Historic Russell

The lovely coastal town of Russell in the Bay of Islands is the most historic town in NZ. The Māori had long settled the region, reflecting the food resources and fertile soil. They called it Kororāreka, which translates to “sweet blue penguin”’, which arose from a tasty penguin broth consumed by an ailing chief.

The earliest European explorers, James Cook in 1769 and Marc-Joseph Marion du Fresne in 1771, visited the area and noted its prosperity. Du Fresne’s visit ended badly. Despite initially friendly relations with local Māori, he and 25 members of his crew were massacred, possibly for a breach of tapu. The surviving French sailors killed 250 Māori in retaliation, an early demonstration of the power of guns.

The event put Europeans off for a while, but from the early 1800s, sealing and whaling ships from Europe and America started to arrive regularly, and the Bay of Islands quickly became a staging point. Local Ngāpui, led by Hongi Hika, saw the advantages of trading with the tauiwi (foreigners) and Kororāreka, supported by local Māori, developed into the first real town with European settlers and businesses to support the whalers and developing trade. Māori supplied food, timber and prostitution and received guns and other European goods. The first version of NZ’s oldest pub, the Duke of Marlborough Hotel, was built in 1827, and by 1835, Christ Church, the oldest church in NZ, was added. Interestingly, Charles Darwin visited around this time and personally contributed to the building cost.

The town was famously lawless as it developed, earning the moniker from Bay of Islands missionaries as the "Hell Hole of the Pacific". Darwin described it as a “stronghold of vice” and saw Christ Church as a “bold experiment”! European law was non-existent, and Māori left people within the town to their own devices. In 1830, the Girls' War between subtribes within Ngāpuhi broke out on the beach in front of the town following the exchange of insults between a group of young, high born Māori women competing for the attention of a ship captain, William Darby Brind. In fighting on the beach, over 100 Māori warriors were killed, and the dispute merged into the broader Musket Wars for the next eight years.

Better control of European conduct was a significant driver of the arrival of the first British-appointed NZ Resident, James Busby, at Waitangi in 1833. He proposed and encouraged Northern Māori to sign the Declaration of Independence of the United Tribes of New Zealand (He Whakaputanga o te Rangatiratanga o Nu Tireni) in 1835. Part of the drive for the declaration was fear of possible French claims of sovereignty over NZ.

By 1840, Kororāreka was small but the most significant European town in NZ. The first British governor, William Hobson, proclaimed his status there and announced the upcoming Treaty of Waitangi. The treaty was signed in Waitangi the following week, and NZ needed a capital. Hobson chose Okiato, seven km south of Kororāreka, and renamed it Russell after the British Secretary of State for the Colonies, Lord Russell. However, Hobson quickly decided that Auckland was a better option, and Russell/Okiato was deserted. In January 1844, a new governor, Robert FitzRoy, designated Kororāreka as part of the township of Russell, and the name Kororāreka now only applies to the bay in front of the town centre.

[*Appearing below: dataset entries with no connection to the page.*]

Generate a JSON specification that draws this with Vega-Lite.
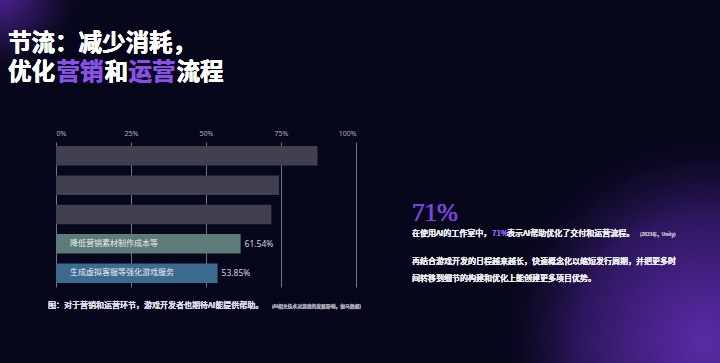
{
  "$schema": "https://vega.github.io/schema/vega-lite/v6.json",
  "autosize": {"type": "none"},
  "width": 300,
  "height": 145,
  "padding": {"left": 56, "top": 142, "right": 364, "bottom": 76},
  "background": "#07071b",
  "config": {
    "font": "Noto Sans CJK SC",
    "view": {"stroke": null}
  },
  "data": {
    "values": [
      {"cat": "r1", "label": "", "value": 87.18},
      {"cat": "r2", "label": "", "value": 74.36},
      {"cat": "r3", "label": "", "value": 71.79},
      {"cat": "r4", "label": "降低营销素材制作成本等", "value": 61.54},
      {"cat": "r5", "label": "生成虚拟客服等强化游戏服务", "value": 53.85}
    ]
  },
  "layer": [
    {
      "mark": {"type": "point", "shape": "circle", "filled": true, "opacity": 1, "size": 180000,
               "color": {"gradient": "radial", "x1": 0.5, "y1": 0.5, "r1": 0, "x2": 0.5, "y2": 0.5, "r2": 0.5,
                         "stops": [{"offset": 0, "color": "rgba(92,44,170,0.5)"}, {"offset": 0.6, "color": "rgba(60,28,120,0.22)"}, {"offset": 1, "color": "rgba(7,7,27,0)"}]}},
      "encoding": {"x": {"value": 650}, "y": {"value": 200}}
    },
    {
      "mark": {"type": "point", "shape": "circle", "filled": true, "opacity": 1, "size": 30000,
               "color": {"gradient": "radial", "x1": 0.5, "y1": 0.5, "r1": 0, "x2": 0.5, "y2": 0.5, "r2": 0.5,
                         "stops": [{"offset": 0, "color": "rgba(80,36,150,0.55)"}, {"offset": 1, "color": "rgba(7,7,27,0)"}]}},
      "encoding": {"x": {"value": -56}, "y": {"value": -150}}
    },
    {
      "mark": {"type": "bar"},
      "encoding": {
        "y": {"field": "cat", "type": "nominal", "sort": null, "axis": null,
              "scale": {"paddingInner": 0.335, "paddingOuter": 0.14}},
        "x": {"field": "value", "type": "quantitative",
              "scale": {"domain": [0, 100], "nice": false},
              "axis": {"orient": "top", "values": [0, 25, 50, 75, 100], "labelExpr": "datum.value + '%'",
                       "title": null, "domain": false, "ticks": false, "labelPadding": 6,
                       "labelFontSize": 7, "labelColor": "#b0b0bc", "labelFont": "Noto Sans",
                       "grid": true, "gridColor": "#9a9aa8", "gridOpacity": 0.75, "gridWidth": 1}},
        "color": {"field": "cat", "type": "nominal", "legend": null,
                  "scale": {"domain": ["r1", "r2", "r3", "r4", "r5"],
                            "range": ["#41404e", "#41404e", "#41404e", "#5d7c79", "#3b6b8f"]}}
      }
    },
    {
      "transform": [{"filter": "datum.label != ''"}],
      "mark": {"type": "text", "align": "left", "baseline": "middle", "dx": 14, "fontSize": 8, "fill": "#eeeeee"},
      "encoding": {
        "y": {"field": "cat", "type": "nominal", "sort": null},
        "x": {"datum": 0},
        "text": {"field": "label"}
      }
    },
    {
      "transform": [{"filter": "datum.label != ''"}, {"calculate": "format(datum.value, '.2f') + '%'", "as": "pct"}],
      "mark": {"type": "text", "align": "left", "baseline": "middle", "dx": 4, "fontSize": 8.5, "font": "Noto Sans", "fill": "#d6d6de"},
      "encoding": {
        "y": {"field": "cat", "type": "nominal", "sort": null},
        "x": {"field": "value", "type": "quantitative"},
        "text": {"field": "pct"}
      }
    },
    {
      "mark": {"type": "text", "text": "节流：减少消耗，", "align": "left", "baseline": "alphabetic", "fontSize": 23.5, "fontWeight": "bold", "fill": "#ffffff"},
      "encoding": {"x": {"value": -48}, "y": {"value": -91}}
    },
    {
      "mark": {"type": "text", "text": "优化", "align": "left", "baseline": "alphabetic", "fontSize": 23.5, "fontWeight": "bold", "fill": "#ffffff"},
      "encoding": {"x": {"value": -48}, "y": {"value": -62}}
    },
    {
      "mark": {"type": "text", "text": "营销", "align": "left", "baseline": "alphabetic", "fontSize": 23.5, "fontWeight": "bold", "fill": "#8a50e6"},
      "encoding": {"x": {"value": 0.5}, "y": {"value": -62}}
    },
    {
      "mark": {"type": "text", "text": "和", "align": "left", "baseline": "alphabetic", "fontSize": 23.5, "fontWeight": "bold", "fill": "#ffffff"},
      "encoding": {"x": {"value": 48.5}, "y": {"value": -62}}
    },
    {
      "mark": {"type": "text", "text": "运营", "align": "left", "baseline": "alphabetic", "fontSize": 23.5, "fontWeight": "bold", "fill": "#8a50e6"},
      "encoding": {"x": {"value": 72.5}, "y": {"value": -62}}
    },
    {
      "mark": {"type": "text", "text": "流程", "align": "left", "baseline": "alphabetic", "fontSize": 23.5, "fontWeight": "bold", "fill": "#ffffff"},
      "encoding": {"x": {"value": 120.5}, "y": {"value": -62}}
    },
    {
      "mark": {"type": "text", "text": "图：对于营销和运营环节，游戏开发者也期待AI能提供帮助。", "align": "left", "baseline": "middle", "fontSize": 8, "fill": "#dcdce4"},
      "encoding": {"x": {"value": -8}, "y": {"value": 164}}
    },
    {
      "mark": {"type": "text", "text": "(AI相关技术对游戏的发展影响，伽马数据)", "align": "left", "baseline": "middle", "fontSize": 4.8, "fill": "#a8a8b8"},
      "encoding": {"x": {"value": 216}, "y": {"value": 165}}
    },
    {
      "mark": {"type": "text", "text": "71%", "align": "left", "baseline": "middle", "fontSize": 25, "font": "Liberation Serif", "fill": "#7b45d6"},
      "encoding": {"x": {"value": 356}, "y": {"value": 71}}
    },
    {
      "mark": {"type": "text", "text": "在使用AI的工作室中，", "align": "left", "baseline": "middle", "fontSize": 8, "fill": "#ececf2"},
      "encoding": {"x": {"value": 356}, "y": {"value": 92}}
    },
    {
      "mark": {"type": "text", "text": "71%", "align": "left", "baseline": "middle", "fontSize": 8, "fill": "#8e58e6"},
      "encoding": {"x": {"value": 436}, "y": {"value": 92}}
    },
    {
      "mark": {"type": "text", "text": "表示AI帮助优化了交付和运营流程。", "align": "left", "baseline": "middle", "fontSize": 8, "fill": "#ececf2"},
      "encoding": {"x": {"value": 451}, "y": {"value": 92}}
    },
    {
      "mark": {"type": "text", "text": "(2023年，Unity)", "align": "left", "baseline": "middle", "fontSize": 4.8, "fill": "#b0b0c0"},
      "encoding": {"x": {"value": 584}, "y": {"value": 93}}
    },
    {
      "mark": {"type": "text", "text": "再结合游戏开发的日程越来越长，快速概念化以缩短发行周期，并把更多时", "align": "left", "baseline": "middle", "fontSize": 8, "fill": "#ececf2"},
      "encoding": {"x": {"value": 356}, "y": {"value": 120}}
    },
    {
      "mark": {"type": "text", "text": "间转移到细节的构建和优化上能创建更多项目优势。", "align": "left", "baseline": "middle", "fontSize": 8, "fill": "#ececf2"},
      "encoding": {"x": {"value": 356}, "y": {"value": 137}}
    }
  ]
}
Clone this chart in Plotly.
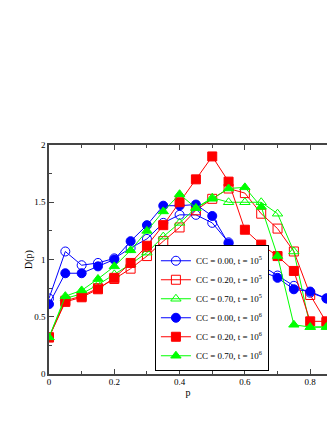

Until the 1840s, the Anglican Church Missionary Society dominated missionary activity in the Bay of Islands. In 1841–42, Jean Baptiste Pompallier established a Roman Catholic mission with a printing press to produce Māori language bibles. You can visit the buildings and gardens at the south end of Kororāreka Bay.

The Flagstaff War, the first of the several wars between Māori and the new government, also started near Kororāreka. Ngāpui, led by Hōne Heke, protested government tax policies and the move of the capital to Auckland that negatively impacted the iwi. The British flagstaff on nearby Maiki Hill was repeatedly cut down as a protest, leading to war in 1845. The Battle of Kororāreka led to the destruction of most of the town’s buildings, including the Duke, following the evacuation of the locals and shelling by a British ship. Christ’s Church and Pompalier Mission survived, but you can easily find bullet holes on the side of the church today.

The church graveyard is also historic. The original sale of land by the iwi to support the church required equal burial rights for Europeans and Māori. Historic graves include Tamati Waka Nene, one of the first to sign the Treaty of Waitangi, Hannah King Lethbridge, the first European woman born in NZ, and some who fell in the Battle of Kororāreka.